Comics for cut scenes, checkpoints that are placed milliseconds before an inevitable failure, the ending to Mass Effect 3…I have more complaints for games than I have fingers and toes to count them on (yes, that is in fact 20). But there’s one common aspect shared among many games that I dislike. One that I would love to see significant effort put towards finding design alternatives: numbers.

All too often I find myself managing numbers to the point of irritation, even frustration. Math and I have never been good friends, but the problem with numbers in games isn’t so much a mathematical one, but a design problem. For the sake of keeping this topic focused, I’ll be referring to common number mechanics found in many RPGs.

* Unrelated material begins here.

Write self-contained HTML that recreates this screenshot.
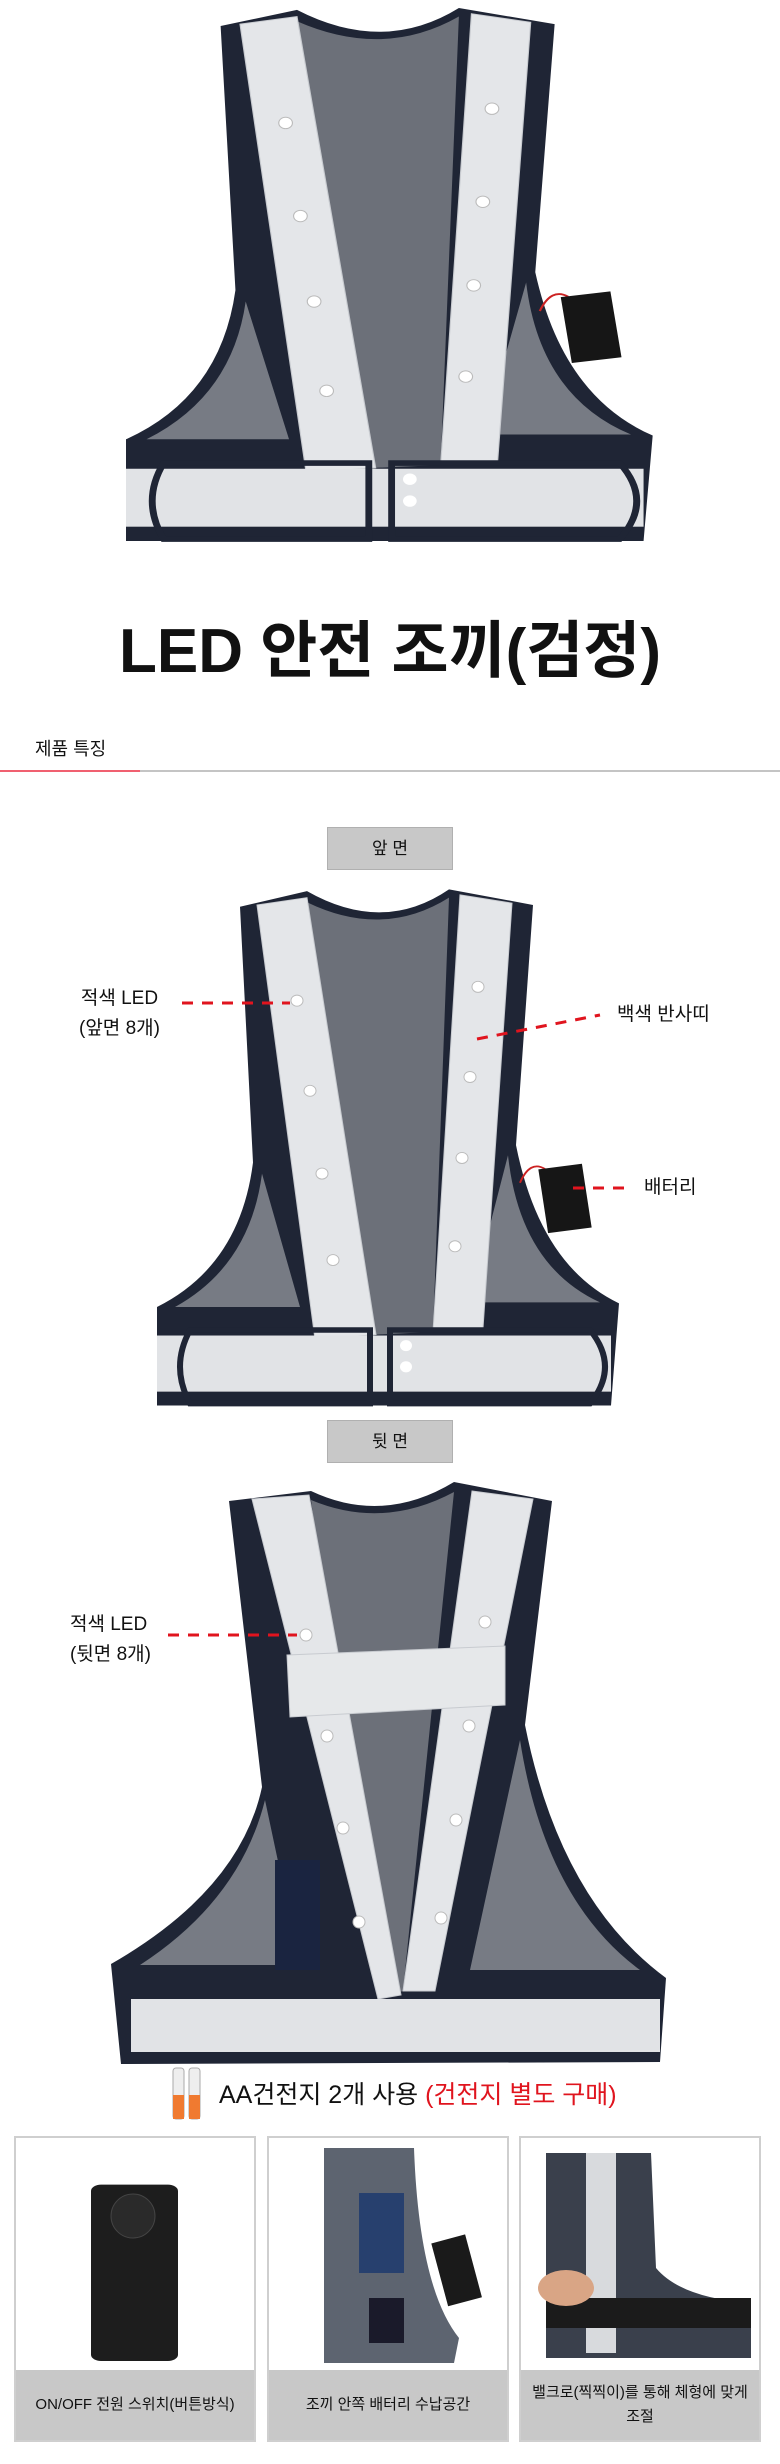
<!DOCTYPE html>
<html><head><meta charset="utf-8"><style>
body{margin:0;background:#fff;}
.wrap{position:relative;width:780px;height:2464px;overflow:hidden;font-family:"Liberation Sans","Noto Sans CJK KR",sans-serif;color:#111;}
.abs{position:absolute;}
.btn{position:absolute;left:327px;width:124px;height:41px;background:#c8c8c8;border:1px solid #b0b0b0;font-size:17px;line-height:41px;text-align:center;}
.lbl{position:absolute;font-size:19px;line-height:30px;}
.panel{position:absolute;top:2136px;width:242px;height:306px;border:2px solid #cfcfcf;box-sizing:border-box;background:#fff;}
.cap{position:absolute;left:0;right:0;bottom:0;height:70px;background:#c8c8c8;display:flex;align-items:center;justify-content:center;text-align:center;font-size:15px;line-height:24px;}
</style></head><body><div class="wrap">
<svg class="abs" style="left:0;top:0" width="780" height="2464">
<defs>
<g id="fv">
<path d="M240,910 L307,893 Q383,940 449,891 L533,908 L516,1169 Q540,1300 619,1341 L611,1452 L157,1452 L157,1345 Q240,1300 253,1188 Z" fill="#1f2535"/>
<path d="M307,905 Q383,945 449,900 L433,1372 L376,1375 Z" fill="#6c7079"/>
<path d="M262,1200 Q250,1300 175,1345 L300,1345 Z" fill="#777b84"/>
<path d="M508,1180 Q520,1300 600,1340 L470,1340 Z" fill="#777b84"/>
<path d="M257,908 L307,900 L376,1375 L315,1380 Z" fill="#e4e6e9" stroke="#c8cbd0"/>
<path d="M460,897 L512,906 L483,1368 L433,1372 Z" fill="#e4e6e9" stroke="#c8cbd0"/>
<rect x="157" y="1376" width="454" height="61" fill="#e1e3e6"/>
<path d="M190,1370 Q170,1410 190,1450 L370,1450 L370,1370 Z" fill="none" stroke="#1f2535" stroke-width="6"/>
<path d="M390,1370 L590,1370 Q620,1410 590,1450 L390,1450 Z" fill="none" stroke="#1f2535" stroke-width="6"/>
<circle cx="297" cy="1012" r="6" fill="#fff" stroke="#bbb"/><circle cx="310" cy="1110" r="6" fill="#fff" stroke="#bbb"/>
<circle cx="322" cy="1200" r="6" fill="#fff" stroke="#bbb"/><circle cx="333" cy="1294" r="6" fill="#fff" stroke="#bbb"/>
<circle cx="478" cy="997" r="6" fill="#fff" stroke="#bbb"/><circle cx="470" cy="1095" r="6" fill="#fff" stroke="#bbb"/>
<circle cx="462" cy="1183" r="6" fill="#fff" stroke="#bbb"/><circle cx="455" cy="1279" r="6" fill="#fff" stroke="#bbb"/>
<circle cx="406" cy="1387" r="6" fill="#fff"/><circle cx="406" cy="1410" r="6" fill="#fff"/>
<path d="M520,1210 Q530,1185 545,1195" stroke="#c22" fill="none" stroke-width="2"/>
<rect x="543" y="1192" width="44" height="70" fill="#161616" transform="rotate(-8 565 1227)"/>
</g>
</defs>
<use href="#fv" transform="matrix(1.14,0,0,0.95,-52.98,-838.45)"/>
<use href="#fv" transform="translate(0,870) scale(1,0.92) translate(0,-870)"/>
<!-- back vest -->
<path d="M229,1501 L311,1491 Q383,1525 454,1482 L552,1501 L525,1725 Q560,1900 666,1978 L660,2062 L121,2064 L111,1964 Q240,1890 262,1787 Z" fill="#1f2535"/>
<path d="M311,1500 Q383,1530 454,1492 L403,1991 L378,1999 Z" fill="#6c7079"/>
<path d="M265,1800 Q240,1900 140,1965 L300,1965 Z" fill="#777b84"/>
<path d="M520,1740 Q545,1900 640,1970 L470,1970 Z" fill="#777b84"/>
<rect x="275" y="1860" width="45" height="110" fill="#1a2440"/>
<path d="M252,1499 L309,1495 L401,1995 L378,1999 Z" fill="#e4e6e9" stroke="#c8cbd0"/>
<path d="M472,1491 L533,1499 L435,1991 L403,1991 Z" fill="#e4e6e9" stroke="#c8cbd0"/>
<path d="M287,1655 L505,1646 L505,1705 L290,1717 Z" fill="#e6e8ea" stroke="#c8cbd0"/>
<rect x="131" y="1999" width="529" height="53" fill="#e1e3e6"/>
<g fill="#fff" stroke="#bbb"><circle cx="306" cy="1635" r="6"/><circle cx="327" cy="1736" r="6"/><circle cx="343" cy="1828" r="6"/><circle cx="359" cy="1922" r="6"/>
<circle cx="485" cy="1622" r="6"/><circle cx="469" cy="1726" r="6"/><circle cx="456" cy="1820" r="6"/><circle cx="441" cy="1918" r="6"/></g>
<!-- dashes -->
<g stroke="#e0141e" stroke-width="3" stroke-dasharray="11 9" fill="none">
<line x1="182" y1="1003" x2="290" y2="1003"/>
<line x1="477" y1="1039" x2="600" y2="1015"/>
<line x1="573" y1="1188" x2="631" y2="1188"/>
<line x1="168" y1="1635" x2="297" y2="1635"/>
</g>
<line x1="0" y1="771" x2="780" y2="771" stroke="#c4c4c4" stroke-width="2"/>
<line x1="0" y1="771" x2="140" y2="771" stroke="#f06070" stroke-width="2"/>
<!-- batteries -->
<rect x="173" y="2068" width="11" height="51" rx="3" fill="#eee" stroke="#aaa"/><rect x="173" y="2095" width="11" height="24" fill="#f07a30"/>
<rect x="189" y="2068" width="11" height="51" rx="3" fill="#eee" stroke="#aaa"/><rect x="189" y="2095" width="11" height="24" fill="#f07a30"/>
</svg>
<div class="abs" style="left:0;width:780px;top:612px;text-align:center;font-size:62px;font-weight:bold;line-height:80px;">LED 안전 조끼(검정)</div>
<div class="abs" style="left:35px;top:735px;font-size:18px;">제품 특징</div>
<div class="btn" style="top:827px">앞 면</div>
<div class="btn" style="top:1420px">뒷 면</div>
<div class="lbl" style="left:79px;top:984px;text-align:center">적색 LED<br>(앞면 8개)</div>
<div class="lbl" style="left:617px;top:1000px">백색 반사띠</div>
<div class="lbl" style="left:644px;top:1173px">배터리</div>
<div class="lbl" style="left:70px;top:1610px">적색 LED<br>(뒷면 8개)</div>
<div class="abs" style="left:219px;top:2080px;font-size:25px;line-height:30px;">AA건전지 2개 사용 <span style="color:#e0141e">(건전지 별도 구매)</span></div>
<div class="panel" style="left:14px">
<svg class="abs" style="left:0;top:0" width="242" height="236"><rect x="75" y="38" width="87" height="280" rx="10" fill="#1d1d1d" transform="scale(1,0.63) translate(0,36)"/><circle cx="117" cy="78" r="22" fill="#2a2a2a" stroke="#444"/></svg>
<div class="cap">ON/OFF 전원 스위치(버튼방식)</div></div>
<div class="panel" style="left:267px">
<svg class="abs" style="left:0;top:0" width="242" height="236"><path d="M55,10 L145,10 Q150,150 190,200 L185,225 L55,225 Z" fill="#5d6470"/><rect x="90" y="55" width="45" height="80" fill="#27406e"/><rect x="170" y="100" width="35" height="65" fill="#1a1a1a" transform="rotate(-15 187 132)"/><rect x="100" y="160" width="35" height="45" fill="#1a1a2a"/></svg>
<div class="cap">조끼 안쪽 배터리 수납공간</div></div>
<div class="panel" style="left:519px">
<svg class="abs" style="left:0;top:0" width="242" height="236"><path d="M25,15 L130,15 L135,130 Q160,160 230,165 L230,220 L25,220 Z" fill="#3a404c"/><rect x="65" y="15" width="30" height="200" fill="#d8dadd"/><rect x="25" y="160" width="205" height="30" fill="#1b1b1b"/><ellipse cx="45" cy="150" rx="28" ry="18" fill="#d9a585"/></svg>
<div class="cap">밸크로(찍찍이)를 통해 체형에 맞게<br>조절</div></div>
</div></body></html>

Leveling up, applying skill points, managing the number of items you have; mechanics such as these easily become mundane. I must admit that some are enjoyable, like managing my characters finances. I enjoy living out my fantasy of becoming a rich and powerful warrior in a fictional world as much as the next person. Yet even still, I believe that many of the less enjoyable numbered mechanics have the potential to be replaced with experiences that are more engaging for the player.

Imagine this scenario:

You just finished completing a task which aided a group of characters. For your services, you are rewarded.

Now which reward sounds more appealing:

  • having a passive skill, such as HP, increase by a fraction of a hundred or,
  • being given a new ability that somehow alters the way you’ve been playing the game, and keeps the experience fresh?

I’m going to go ahead and assume you chose the second option, and if you did then I’d like to thank you for agreeing with me. The numerical increase as a gameplay reward is appealing from a developers perspective. A numbered reward system is easier to program and it formulates gameplay, but it also dilutes the system of ‘accomplish and reward.’

Occasional, large rewards, make for more meaningful experiences. Frequent, small rewards offer constant satisfaction, but often fail to be memorable. After all, anything that is great is sure to be memorable.

I would like to see games replace their statistical reward system with something a little more…well, rewarding. It won’t be easy, but it’s bound to happen. I predict that these changes will come as a result of RPG features being added to game that fall in other genres that are traditionally less number-focused.

Players won’t remember the numbers as much as they’ll remember those moments where the game changed just a bit, and managed to keep the experience fresh.